Given exercise: Take the lines from the beginning of the material through the line containing "start = -71.5" and retype them exactly, leaving the pictures out.
[Start Provided material]
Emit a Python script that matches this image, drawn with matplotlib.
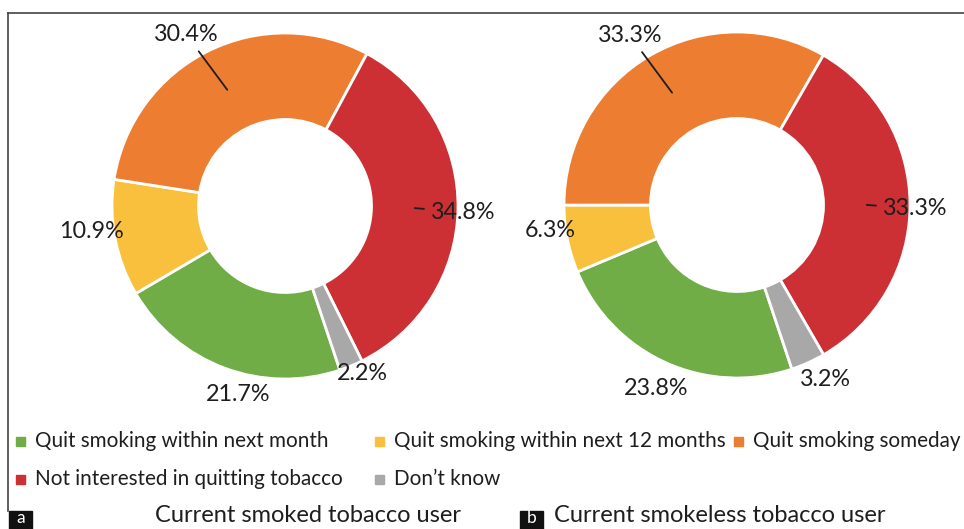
import matplotlib.pyplot as plt
from matplotlib.patches import Rectangle
from matplotlib.lines import Line2D
import numpy as np

plt.rcParams['font.family'] = ['Lato', 'DejaVu Sans']

# categories and shares (%) for the two tobacco user groups
categories = ['Quit smoking within next month', 'Quit smoking within next 12 months',
              'Quit smoking someday', 'Not interested in quitting tobacco', "Don't know"]
colors = ['#70AD47', '#F9C03D', '#ED7D31', '#CD3034', '#A8A8A8']
smoked = [21.7, 10.9, 30.4, 34.8, 2.2]
smokeless = [23.8, 6.3, 33.3, 33.3, 3.2]
titles = ['Current smoked tobacco user', 'Current smokeless tobacco user']
panel_tags = ['a', 'b']

W, H = 964, 529
TXT = '#1e1e1e'


def fx(px):
    return px / W


def fy(py):
    return 1 - py / H


fig = plt.figure(figsize=(W / 100, H / 100), dpi=100)

# label offsets (in radius units) and which labels get a leader line
label_pos = [
    [(-0.27, -1.09), (-1.12, -0.15), (-0.57, 0.99), (1.03, -0.035), (0.45, -0.97)],
    [(-0.47, -1.06), (-1.08, -0.15), (-0.62, 0.98), (1.03, -0.02), (0.51, -1.01)],
]
leader = [False, False, True, True, False]

centers = [(285, 206), (737, 205)]
R = 173
start = -71.5

for k, (vals, (cx, cy)) in enumerate(zip([smoked, smokeless], centers)):
    ax = fig.add_axes([fx(cx - R), fy(cy + R), 2 * R / W, 2 * R / H])
    wedges, _ = ax.pie(vals, colors=colors, startangle=start, counterclock=False,
                       radius=1, wedgeprops=dict(width=0.5, edgecolor='white', linewidth=2))
    ax.set_xlim(-1, 1)
    ax.set_ylim(-1, 1)
    ax.set_aspect('equal')
    ax.axis('off')

    for i, (w, v) in enumerate(zip(wedges, vals)):
        mid = np.deg2rad((w.theta1 + w.theta2) / 2)
        tx, ty = label_pos[k][i]
        props = None
        if leader[i]:
            props = dict(arrowstyle='-', color=TXT, lw=1.3, shrinkA=3, shrinkB=0)
        ax.annotate(f'{v}%', xy=(0.75 * np.cos(mid), 0.75 * np.sin(mid)),
                    xytext=(tx, ty), ha='center', va='center', fontsize=16.8,
                    color=TXT, arrowprops=props, annotation_clip=False)

# legend, laid out in three columns over two rows
legend_spots = [(16, 441), (375, 441), (734, 441), (16, 479), (375, 479)]
for (lx, ly), lab, col in zip(legend_spots, categories, colors):
    fig.patches.append(Rectangle((fx(lx), fy(ly + 4.5)), 9 / W, 9 / H,
                                 transform=fig.transFigure, color=col))
    fig.text(fx(lx + 19), fy(ly), lab.replace("'", '\u2019'), fontsize=14.9,
             color=TXT, ha='left', va='center')

# panel titles and tags
for title, tx in zip(titles, [308, 720]):
    fig.text(fx(tx), fy(515), title, fontsize=17, color=TXT, ha='center', va='center')

for tag, bx in zip(panel_tags, [9, 520]):
    fig.patches.append(Rectangle((fx(bx), fy(529)), 23 / W, 18 / H,
                                 transform=fig.transFigure, color='#111111'))
    fig.text(fx(bx + 11.5), fy(518), tag, fontsize=12.5, color='white',
             ha='center', va='center')

# thin frame around the panels
fig.lines.append(Line2D([fx(8), fx(964)], [fy(13), fy(13)], transform=fig.transFigure,
                        color='#444444', lw=1.2))
fig.lines.append(Line2D([fx(8), fx(8)], [fy(13), fy(511)], transform=fig.transFigure,
                        color='#444444', lw=1.2))

fig.savefig('out.png', dpi=100)
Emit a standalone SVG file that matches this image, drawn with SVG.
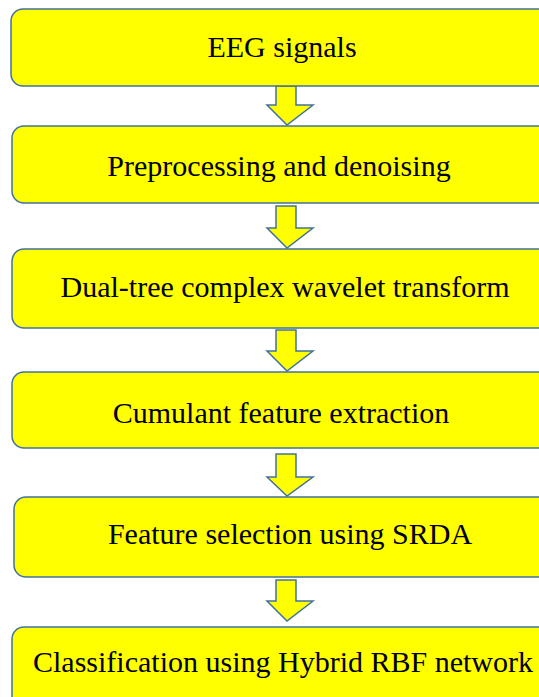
<svg xmlns="http://www.w3.org/2000/svg" width="539" height="697" viewBox="0 0 539 697">
<style>
.box{fill:#FFFF00;stroke:#41719C;stroke-width:1.5}
.arr{fill:#FFFF00;stroke:#41719C;stroke-width:1.5;stroke-linejoin:miter}
.t{font-family:"Liberation Serif","Times New Roman",serif;font-size:30px;fill:#000;text-anchor:middle}
</style>
<rect width="539" height="697" fill="#fff"/>
<g id="connectors">
<path class="arr" d="M276,86 V105 H267 L287,125 L313,105 H296 V86 Z"/>
<path class="arr" d="M276,206 V228 H267 L287,248 L313,228 H296 V206 Z"/>
<path class="arr" d="M276,330 V351 H267 L287,371 L313,351 H296 V330 Z"/>
<path class="arr" d="M276,454 V477 H267 L287,496 L313,477 H296 V454 Z"/>
<path class="arr" d="M276,580 V601 H267 L287,621 L313,601 H296 V580 Z"/>
</g>
<g id="n1"><rect class="box" x="11" y="9" width="560" height="77" rx="12"/><text class="t" x="282" y="57">EEG signals</text></g>
<g id="n2"><rect class="box" x="12" y="126" width="560" height="77" rx="12"/><text class="t" x="279" y="176">Preprocessing and denoising</text></g>
<g id="n3"><rect class="box" x="12" y="249" width="560" height="79" rx="12"/><text class="t" x="285" y="297">Dual-tree complex wavelet transform</text></g>
<g id="n4"><rect class="box" x="12" y="372" width="560" height="76" rx="12"/><text class="t" x="281" y="423">Cumulant feature extraction</text></g>
<g id="n5"><rect class="box" x="14" y="497" width="560" height="80" rx="12"/><text class="t" x="290" y="544">Feature selection using SRDA</text></g>
<g id="n6"><rect class="box" x="12" y="627" width="560" height="90" rx="12"/><text class="t" x="283" y="672">Classification using Hybrid RBF network</text></g>
</svg>
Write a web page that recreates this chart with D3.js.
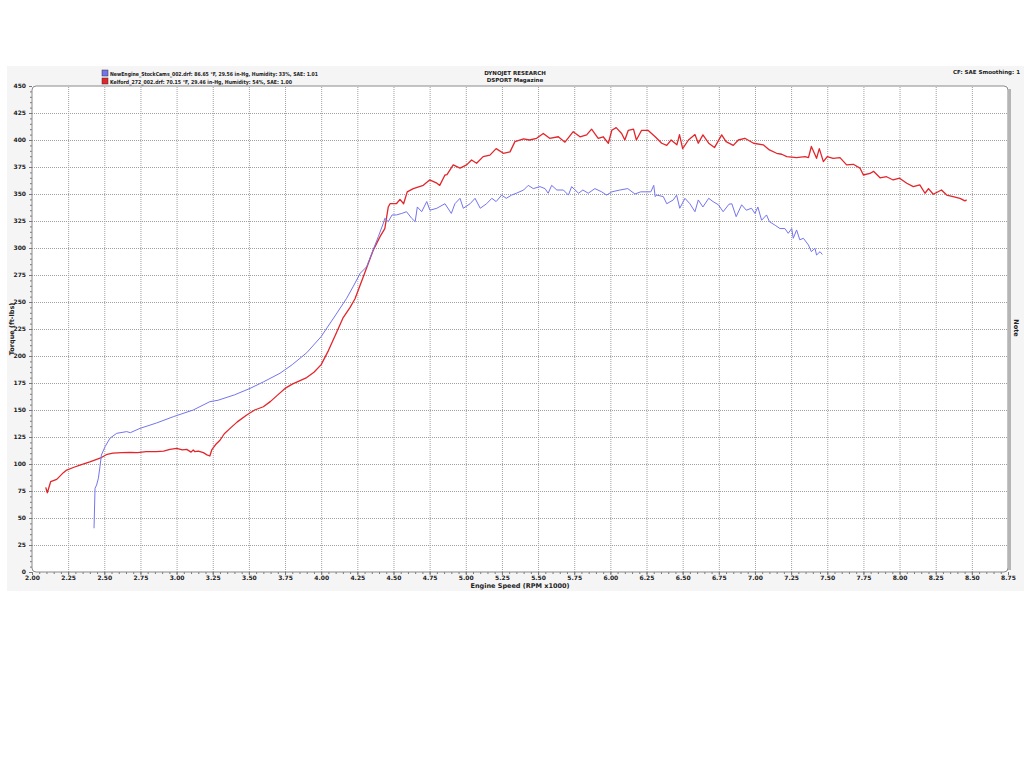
<!DOCTYPE html>
<html><head><meta charset="utf-8">
<script src="https://cdnjs.cloudflare.com/ajax/libs/d3/7.8.5/d3.min.js"></script>
<style>
html,body{margin:0;padding:0;background:#fff;}
svg{display:block;}
text{font-family:"DejaVu Sans",Verdana,sans-serif;font-weight:bold;fill:#222;}
</style></head>
<body>
<svg id="chart" width="1024" height="768"></svg>
<script>
// ---- data ----
const redRpm = [2.095,2.106,2.129,2.171,2.217,2.24,2.29,2.332,2.40,2.48,2.52,2.56,2.62,2.678,2.73,2.79,2.86,2.91,2.954,3.0,3.04,3.07,3.10,3.115,3.127,3.15,3.185,3.21,3.23,3.243,3.27,3.30,3.33,3.37,3.42,3.485,3.54,3.60,3.65,3.70,3.75,3.80,3.85,3.90,3.95,4.00,4.05,4.10,4.15,4.20,4.234,4.29,4.36,4.407,4.44,4.464,4.476,4.52,4.545,4.57,4.595,4.637,4.706,4.75,4.80,4.82,4.856,4.87,4.913,4.96,5.006,5.04,5.075,5.12,5.167,5.21,5.26,5.306,5.34,5.40,5.44,5.49,5.536,5.58,5.64,5.686,5.743,5.79,5.836,5.87,5.916,5.95,5.986,6.01,6.04,6.078,6.10,6.124,6.16,6.18,6.216,6.26,6.31,6.355,6.39,6.42,6.46,6.478,6.50,6.54,6.585,6.608,6.64,6.68,6.72,6.77,6.80,6.85,6.885,6.93,6.99,7.057,7.10,7.15,7.185,7.22,7.288,7.346,7.37,7.39,7.426,7.445,7.473,7.50,7.54,7.588,7.634,7.68,7.726,7.75,7.795,7.82,7.865,7.91,7.956,8.00,8.05,8.095,8.14,8.176,8.2,8.233,8.29,8.326,8.37,8.418,8.452,8.464];
const redTorque = [78.4,73.4,83.6,85.8,92,94.4,97,99,102,106,109,110,110.5,110.8,110.5,111.4,111.4,112,113.6,114.5,113,113.5,111,113,111.4,112,110.5,108.5,107.4,113,118,122,128,133,139,145.4,150,153,158,164,170,174,177,180,185,192,205,220,235,245,253,273,298,310.5,318,338,341,341,345,341,352,355,358,363,360,358,367.6,368,377,374,377,381.5,378.5,384.6,386,392,387.7,389,398.5,401,400,401.6,406,401.6,403,398,407.7,403,404.7,410,401.6,403,397,409,411.5,406,400,409,410,400,409,409,403,397,395,400,395.5,405,392,400,405,397,404.7,397,393,404.7,398.5,395,400,401.6,397,395.5,390.8,387.7,386.8,384.6,383.7,384.6,383.7,394,383,392,380,384.6,383,383.7,377,377.5,374,367.6,369,371,365,366,363,364.6,360,356.8,358.4,350.7,355,349.8,353.7,349,347.6,346,343.6,344.5];

const blueRpm = [2.429,2.436,2.447,2.459,2.47,2.48,2.505,2.54,2.586,2.655,2.68,2.747,2.862,2.977,3.115,3.23,3.286,3.40,3.508,3.60,3.715,3.80,3.90,4.00,4.10,4.176,4.22,4.27,4.315,4.35,4.395,4.43,4.44,4.464,4.49,4.52,4.557,4.59,4.626,4.65,4.665,4.695,4.73,4.752,4.80,4.856,4.90,4.925,4.96,4.983,5.03,5.064,5.10,5.144,5.18,5.21,5.248,5.28,5.317,5.35,5.40,5.432,5.467,5.513,5.548,5.57,5.594,5.63,5.675,5.71,5.732,5.78,5.81,5.847,5.893,5.94,5.974,6.01,6.066,6.12,6.17,6.21,6.28,6.30,6.31,6.32,6.366,6.39,6.435,6.458,6.48,6.516,6.55,6.585,6.608,6.64,6.68,6.71,6.747,6.78,6.82,6.84,6.87,6.908,6.94,6.976,7.00,7.02,7.046,7.08,7.10,7.14,7.173,7.207,7.23,7.254,7.265,7.288,7.31,7.335,7.37,7.39,7.415,7.426,7.45,7.466];
const blueTorque = [40.5,77.5,80.6,86.8,97.5,108.3,116,124,128.4,130,129,133,138,143.8,150,157.7,159,164,170,176,184,192,203,218,238,253.4,264,276.6,282.7,295,310.5,323,327.5,324.4,330.6,330.6,332,333.6,327.5,324.4,338,333.6,343,335,336.8,341,332,341,346,336.8,341,346,336.8,341,346,343,349,346,349,350.7,353.7,358,355,356.8,355,350.7,358,353.7,353.7,349,356.8,350.7,353.7,350.7,355,352,349,352,353.7,355,350,352,352,358,347.6,349,347.6,341,344.5,349,336.8,346,341,333.6,344.5,338,346,343,340,333.6,340.5,341,329,340,335,336.8,332,338,325.7,330.6,324.4,321,318,318,313.6,318,309,316.7,307.6,309,302.8,296.6,299.8,293.5,296.6,294];

const xTicks = [2.00,2.25,2.50,2.75,3.00,3.25,3.50,3.75,4.00,4.25,4.50,4.75,5.00,5.25,5.50,5.75,6.00,6.25,6.50,6.75,7.00,7.25,7.50,7.75,8.00,8.25,8.50,8.75];
const yTicks = [0,25,50,75,100,125,150,175,200,225,250,275,300,325,350,375,400,425,450];
const legendLabels = ["NewEngine_StockCams_002.drf: 86.65 °F, 29.56 in-Hg, Humidity: 33%, SAE: 1.01",
                      "Kelford_272_002.drf: 70.15 °F, 29.46 in-Hg, Humidity: 54%, SAE: 1.00"];
const seriesColors = ["#7474ee","#e3262b"];
const titleLines = ["DYNOJET RESEARCH","DSPORT Magazine"];
const cfLabel = "CF: SAE  Smoothing: 1";
const xTitle = "Engine Speed (RPM x1000)";
const yTitle = "Torque (ft-lbs)";
const rightTitle = "Note";

// ---- layout ----
const svg = d3.select("#chart");
const L = 32, R = 1008, T = 86, B = 572;
const x = d3.scaleLinear().domain([2, 8.75]).range([L, R]);
const y = d3.scaleLinear().domain([0, 450]).range([B, T]);

// background panel
svg.append("rect").attr("x",7).attr("y",66).attr("width",1017).attr("height",525).attr("fill","#f5f5f5");
svg.append("rect").attr("x",L).attr("y",T).attr("width",R-L).attr("height",B-T).attr("fill","#fff");

// gridlines
svg.append("g").attr("transform",`translate(0,${B})`)
  .call(d3.axisBottom(x).tickValues(xTicks.slice(1,-1)).tickSize(-(B-T)).tickFormat(""))
  .call(g=>g.select(".domain").remove())
  .call(g=>g.selectAll("line").attr("stroke","#a0a0a0").attr("stroke-dasharray","1,1"));
svg.append("g").attr("transform",`translate(${L},0)`)
  .call(d3.axisLeft(y).tickValues(yTicks.slice(1,-1)).tickSize(-(R-L)).tickFormat(""))
  .call(g=>g.select(".domain").remove())
  .call(g=>g.selectAll("line").attr("stroke","#a0a0a0").attr("stroke-dasharray","1,1"));

// minor ticks
const minorX = d3.range(2, 8.7501, 0.05);
const minorY = d3.range(0, 450.01, 5);
svg.append("g").attr("transform",`translate(0,${B})`)
  .call(d3.axisBottom(x).tickValues(minorX).tickSize(2).tickFormat(""))
  .call(g=>g.select(".domain").remove())
  .call(g=>g.selectAll("line").attr("stroke","#777"));
svg.append("g").attr("transform",`translate(${L},0)`)
  .call(d3.axisLeft(y).tickValues(minorY).tickSize(2).tickFormat(""))
  .call(g=>g.select(".domain").remove())
  .call(g=>g.selectAll("line").attr("stroke","#777"));

// frame
svg.append("rect").attr("x",L).attr("y",T).attr("width",R-L).attr("height",B-T).attr("rx",4)
  .attr("fill","none").attr("stroke","#8a8a8a").attr("stroke-width",1);
svg.append("line").attr("x1",R+1.5).attr("x2",R+1.5).attr("y1",T+3).attr("y2",B-2).attr("stroke","#b5b5b5").attr("stroke-width",3);

// major axes labels
const xAx = svg.append("g").attr("transform",`translate(0,${B})`)
  .call(d3.axisBottom(x).tickValues(xTicks).tickSize(3).tickFormat(d3.format(".2f")));
xAx.select(".domain").remove();
xAx.selectAll("line").attr("stroke","#777");
xAx.selectAll("text").attr("font-size",6).attr("font-family","DejaVu Sans").attr("font-weight","bold").attr("fill","#333").attr("dy","0.4em");
const yAx = svg.append("g").attr("transform",`translate(${L},0)`)
  .call(d3.axisLeft(y).tickValues(yTicks).tickSize(3).tickFormat(d3.format("d")));
yAx.select(".domain").remove();
yAx.selectAll("line").attr("stroke","#777");
yAx.selectAll("text").attr("font-size",6).attr("font-family","DejaVu Sans").attr("font-weight","bold").attr("fill","#333");

// axis titles
svg.append("text").attr("x",520).attr("y",588).attr("text-anchor","middle").attr("font-size",6.5).text(xTitle);
svg.append("text").attr("transform","translate(14,329) rotate(-90)").attr("text-anchor","middle").attr("font-size",6.5).text(yTitle);
svg.append("text").attr("transform","translate(1014,328) rotate(90)").attr("text-anchor","middle").attr("font-size",6.5).text(rightTitle);

// lines
const line = d3.line().x(d=>x(d[0])).y(d=>y(d[1]));
const redData = redRpm.map((r,i)=>[r, redTorque[i]]);
const blueData = blueRpm.map((r,i)=>[r, blueTorque[i]]);
svg.append("path").datum(redData).attr("d",line).attr("fill","none").attr("stroke",seriesColors[1]).attr("stroke-width",1.3).attr("stroke-linejoin","round");
svg.append("path").datum(blueData).attr("d",line).attr("fill","none").attr("stroke",seriesColors[0]).attr("stroke-width",1).attr("stroke-linejoin","round");

// legend
legendLabels.forEach((t,i)=>{
  const yy = 70 + i*8;
  svg.append("rect").attr("x",102).attr("y",yy).attr("width",6).attr("height",6)
    .attr("fill",seriesColors[i]).attr("stroke","#333").attr("stroke-width",0.5);
  svg.append("text").attr("x",110).attr("y",yy+5.5).attr("font-size",5.5)
    .attr("textLength", i===0?208:182).attr("lengthAdjust","spacingAndGlyphs").text(t);
});
titleLines.forEach((t,i)=>{
  svg.append("text").attr("x",515).attr("y",75+i*7).attr("text-anchor","middle").attr("font-size",5.5).text(t);
});
svg.append("text").attr("x",1020).attr("y",74).attr("text-anchor","end").attr("font-size",5.5).text(cfLabel);
</script>
</body></html>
[End Provided material]
Correct answer:
Emit a Python script that matches this image, drawn with matplotlib.
import matplotlib.pyplot as plt
from matplotlib.patches import Rectangle
from matplotlib.lines import Line2D
import numpy as np

plt.rcParams['font.family'] = ['Lato', 'DejaVu Sans']

# categories and shares (%) for the two tobacco user groups
categories = ['Quit smoking within next month', 'Quit smoking within next 12 months',
              'Quit smoking someday', 'Not interested in quitting tobacco', "Don't know"]
colors = ['#70AD47', '#F9C03D', '#ED7D31', '#CD3034', '#A8A8A8']
smoked = [21.7, 10.9, 30.4, 34.8, 2.2]
smokeless = [23.8, 6.3, 33.3, 33.3, 3.2]
titles = ['Current smoked tobacco user', 'Current smokeless tobacco user']
panel_tags = ['a', 'b']

W, H = 964, 529
TXT = '#1e1e1e'


def fx(px):
    return px / W


def fy(py):
    return 1 - py / H


fig = plt.figure(figsize=(W / 100, H / 100), dpi=100)

# label offsets (in radius units) and which labels get a leader line
label_pos = [
    [(-0.27, -1.09), (-1.12, -0.15), (-0.57, 0.99), (1.03, -0.035), (0.45, -0.97)],
    [(-0.47, -1.06), (-1.08, -0.15), (-0.62, 0.98), (1.03, -0.02), (0.51, -1.01)],
]
leader = [False, False, True, True, False]

centers = [(285, 206), (737, 205)]
R = 173
start = -71.5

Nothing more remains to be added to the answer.